A common response is to treat inclusion like a backlog or to-do-list item – in the same way you might treat a feature – so it gets prioritised (or not) in competition with other possible features. However, inclusion shouldn’t be a feature; it’s an approach that’s woven through every design choice and every feature. Accordingly, “adding inclusion later”, such as redeveloping front-end code to support screen readers, drives significant remediation and refactoring costs, as features thought to be finished have to be redesigned and remade to work for all customers.

Effective research and feedback

The place to start in addressing this is inclusive research. Simply put, without inclusive research, you won’t know the spectrum of needs of all the people you serve, which means you can’t design for those needs or test whether your design works.
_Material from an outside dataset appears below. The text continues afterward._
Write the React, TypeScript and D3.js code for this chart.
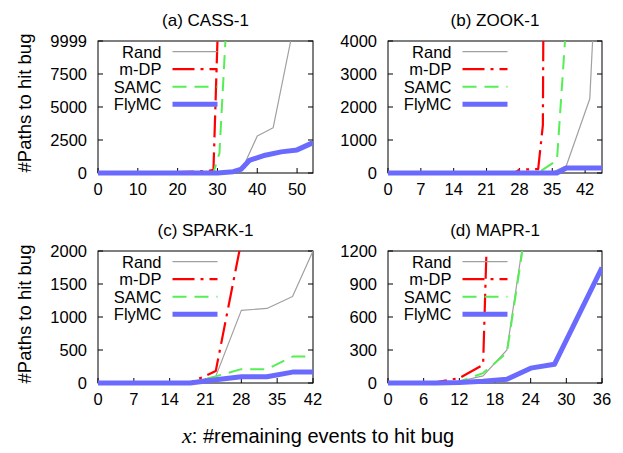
import React, { useEffect, useRef } from 'react';
import * as d3 from 'd3';

type Pt = [number, number];

// (a) CASS-1
const cassRand: Pt[] = [[0, 0], [4, 0], [8, 0], [12, 0], [16, 0], [20, 5], [24, 10], [28, 20], [32, 40], [36, 150], [40, 2800], [44, 3430], [48.4, 9999]];
const cassMdp: Pt[] = [[0, 0], [4, 0], [8, 0], [12, 0], [16, 0], [20, 60], [27.5, 150], [29, 250], [30, 9999]];
const cassSamc: Pt[] = [[0, 0], [4, 0], [8, 0], [12, 0], [16, 0], [20, 0], [28, 0], [29, 30], [30.5, 1500], [32, 9999]];
const cassFly: Pt[] = [[0, 0], [10, 0], [20, 0], [30, 0], [34, 100], [36, 300], [38, 950], [42, 1350], [46, 1600], [50, 1750], [54, 2300]];

// (b) ZOOK-1
const zookRand: Pt[] = [[0, 0], [7, 0], [14, 0], [21, 0], [28, 0], [35, 20], [38, 220], [43, 2250], [44, 5200]];
const zookMdp: Pt[] = [[0, 0], [7, 0], [14, 0], [21, 0], [27, 10], [28, 100], [32, 120], [33, 1450], [33.3, 9999]];
const zookSamc: Pt[] = [[0, 0], [7, 0], [14, 0], [21, 0], [28, 0], [32, 10], [36, 380], [38, 4600]];
const zookFly: Pt[] = [[0, 0], [7, 0], [14, 0], [21, 0], [28, 0], [36, 0], [38, 150], [45.6, 150]];

// (c) SPARK-1
const sparkRand: Pt[] = [[0, 0], [7, 0], [14, 0], [18, 5], [23, 100], [28, 1100], [33, 1130], [38, 1310], [42, 2000]];
const sparkMdp: Pt[] = [[0, 0], [7, 0], [14, 0], [18, 5], [21, 110], [23, 180], [28, 2150]];
const sparkSamc: Pt[] = [[0, 0], [7, 0], [14, 0], [18, 5], [23, 100], [28, 210], [33, 210], [38, 400], [42, 400]];
const sparkFly: Pt[] = [[0, 0], [7, 0], [14, 0], [18, 0], [23, 50], [28, 95], [33, 95], [38, 165], [42, 165]];

// (d) MAPR-1
const maprRand: Pt[] = [[0, 0], [4, 0], [8, 2], [12, 15], [16, 65], [20, 300], [24, 1740]];
const maprMdp: Pt[] = [[0, 0], [4, 0], [8, 5], [12, 45], [16, 165], [17, 2000]];
const maprSamc: Pt[] = [[0, 0], [4, 0], [8, 2], [12, 12], [16, 90], [20, 275], [24, 1700]];
const maprFly: Pt[] = [[0, 0], [4, 0], [8, 0], [12, 5], [16, 15], [20, 35], [24, 135], [28, 170], [36, 1050]];

const seriesNames = ['Rand', 'm-DP', 'SAMC', 'FlyMC'];
const titles = ['(a) CASS-1', '(b) ZOOK-1', '(c) SPARK-1', '(d) MAPR-1'];
const xMaxes = [54, 45.6, 42, 36];
const yMaxes = [9999, 4000, 2000, 1200];
const xTicks = [
  [0, 10, 20, 30, 40, 50],
  [0, 7, 14, 21, 28, 35, 42],
  [0, 7, 14, 21, 28, 35, 42],
  [0, 6, 12, 18, 24, 30, 36],
];
const yTicks = [
  [0, 2500, 5000, 7500, 9999],
  [0, 1000, 2000, 3000, 4000],
  [0, 500, 1000, 1500, 2000],
  [0, 300, 600, 900, 1200],
];
const panelSeries = [
  [cassRand, cassMdp, cassSamc, cassFly],
  [zookRand, zookMdp, zookSamc, zookFly],
  [sparkRand, sparkMdp, sparkSamc, sparkFly],
  [maprRand, maprMdp, maprSamc, maprFly],
];

const styles = [
  { color: '#a0a0a0', width: 1.2, dash: null as string | null },
  { color: '#ff0000', width: 2.2, dash: '22,6,3,6' },
  { color: '#55ee55', width: 2, dash: '14,8' },
  { color: '#6a6aff', width: 5, dash: null as string | null },
];

const FONT = '"Liberation Sans", Arial, Helvetica, sans-serif';
const W = 623;
const H = 453;

export default function App() {
  const svgRef = useRef<SVGSVGElement>(null);

  useEffect(() => {
    if (!svgRef.current) return;
    const svg = d3.select(svgRef.current);
    svg.selectAll('*').remove();

    const lefts = [98, 388];
    const rights = [313, 602];
    const tops = [41, 251];
    const plotH = 132;

    titles.forEach((title, i) => {
      const col = i % 2;
      const row = Math.floor(i / 2);
      const left = lefts[col];
      const right = rights[col];
      const top = tops[row];
      const bottom = top + plotH;

      const x = d3.scaleLinear().domain([0, xMaxes[i]]).range([left, right]);
      const y = d3.scaleLinear().domain([0, yMaxes[i]]).range([bottom, top]);

      const g = svg.append('g');

      // title
      g.append('text')
        .attr('x', (left + right) / 2)
        .attr('y', top - 15)
        .attr('text-anchor', 'middle')
        .attr('font-family', FONT)
        .attr('font-size', 17)
        .text(title);

      // ticks: inward, x on bottom only, y mirrored on the right
      xTicks[i].forEach((t) => {
        g.append('line').attr('x1', x(t)).attr('x2', x(t)).attr('y1', bottom).attr('y2', bottom - 5)
          .attr('stroke', '#000').attr('stroke-width', 1);
        g.append('text')
          .attr('x', x(t))
          .attr('y', bottom + 22)
          .attr('text-anchor', 'middle')
          .attr('font-family', FONT)
          .attr('font-size', 16.5)
          .text(t);
      });
      yTicks[i].forEach((t) => {
        g.append('line').attr('x1', left).attr('x2', left + 5).attr('y1', y(t)).attr('y2', y(t))
          .attr('stroke', '#000').attr('stroke-width', 1);
        g.append('line').attr('x1', right).attr('x2', right - 5).attr('y1', y(t)).attr('y2', y(t))
          .attr('stroke', '#000').attr('stroke-width', 1);
        g.append('text')
          .attr('x', left - 11)
          .attr('y', y(t))
          .attr('dy', '0.36em')
          .attr('text-anchor', 'end')
          .attr('font-family', FONT)
          .attr('font-size', 16.5)
          .text(t);
      });

      // frame
      g.append('rect')
        .attr('x', left).attr('y', top)
        .attr('width', right - left).attr('height', plotH)
        .attr('fill', 'none').attr('stroke', '#000').attr('stroke-width', 1);

      const clipId = `clip-${i}`;
      svg.append('defs').append('clipPath').attr('id', clipId)
        .append('rect')
        .attr('x', left).attr('y', top)
        .attr('width', right - left).attr('height', plotH + 4);

      const line = d3.line<Pt>().x((d) => x(d[0])).y((d) => y(d[1]));

      const lines = g.append('g').attr('clip-path', `url(#${clipId})`);
      panelSeries[i].forEach((data, s) => {
        const st = styles[s];
        lines.append('path')
          .datum(data)
          .attr('d', line)
          .attr('fill', 'none')
          .attr('stroke', st.color)
          .attr('stroke-width', st.width)
          .attr('stroke-dasharray', st.dash)
          .attr('stroke-linejoin', 'round');
      });

      // legend
      seriesNames.forEach((name, s) => {
        const st = styles[s];
        const ly = top + 10.7 + s * 17.5;
        g.append('text')
          .attr('x', left + 63.5)
          .attr('y', ly)
          .attr('dy', '0.36em')
          .attr('text-anchor', 'end')
          .attr('font-family', FONT)
          .attr('font-size', 16.5)
          .text(name);
        g.append('line')
          .attr('x1', left + 74.5).attr('x2', left + 119.5)
          .attr('y1', ly).attr('y2', ly)
          .attr('stroke', st.color)
          .attr('stroke-width', st.width)
          .attr('stroke-dasharray', st.dash);
      });
    });

    // y axis labels
    [103, 314].forEach((cy) => {
      svg.append('text')
        .attr('transform', `translate(31,${cy}) rotate(-90)`)
        .attr('text-anchor', 'middle')
        .attr('font-family', FONT)
        .attr('font-size', 18.5)
        .text('#Paths to hit bug');
    });

    // x axis label
    const xl = svg.append('text')
      .attr('x', 182)
      .attr('y', 443)
      .attr('font-family', FONT)
      .attr('font-size', 20);
    xl.append('tspan')
      .attr('font-family', '"Liberation Serif", "DejaVu Serif", serif')
      .attr('font-style', 'italic')
      .attr('font-size', 22)
      .text('x');
    xl.append('tspan').text(': #remaining events to hit bug');
  }, []);

  return (
    <div style={{ position: 'absolute', left: 0, top: 0, background: '#fff' }}>
      <svg ref={svgRef} width={W} height={H} style={{ display: 'block' }} />
    </div>
  );
}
Many people responsible for design, delivery or product-feature choices buy into accepted best practice that you should make something in close proximity to target users. Therefore, they will “do research”, but there’s inhibition and fear around inclusive research, and causing offence or misusing terminology when working with those with protected or special characteristics or assistive technology users. There’s the potential to say the wrong thing, inadvertently “other” the research subject, or create a moment of exclusion while trying to support inclusion and risk revealing unrecognised, clumsy privilege.

Accordingly, establishing a consistent practice of inclusive research, and helping those who do it find the right language with which to engage all types of people confidently, is at the root of making real change. Likewise, making the entire project process inclusive involves using feedback to refine product and service designs, particularly for assistive technology, where the focus must be on the outcomes for users, rather than the technology itself.

For example, PA Consulting’s Argenti Care Technology Partnerships take an innovative approach to technology-enabled care while reducing costs. This has involved soliciting feedback from not only users, as with Kent County Council’s “Technology Enabled Lives” programme, but other stakeholders, such as care professionals, carers, and care workers in Hampshire. Gathering a breadth of views on the technology means it can be fed back to manufacturers to influence product development.

Inclusive design benefits all users and enables fuller participation in society for people living with disabilities or additional needs. Incorporating inclusive practices in research, design and delivery practices is essential to reducing costs and friction, whilst increasing usability and overall customer experience. Only by understanding, inclusively, everyone’s needs can you inclusively design for them.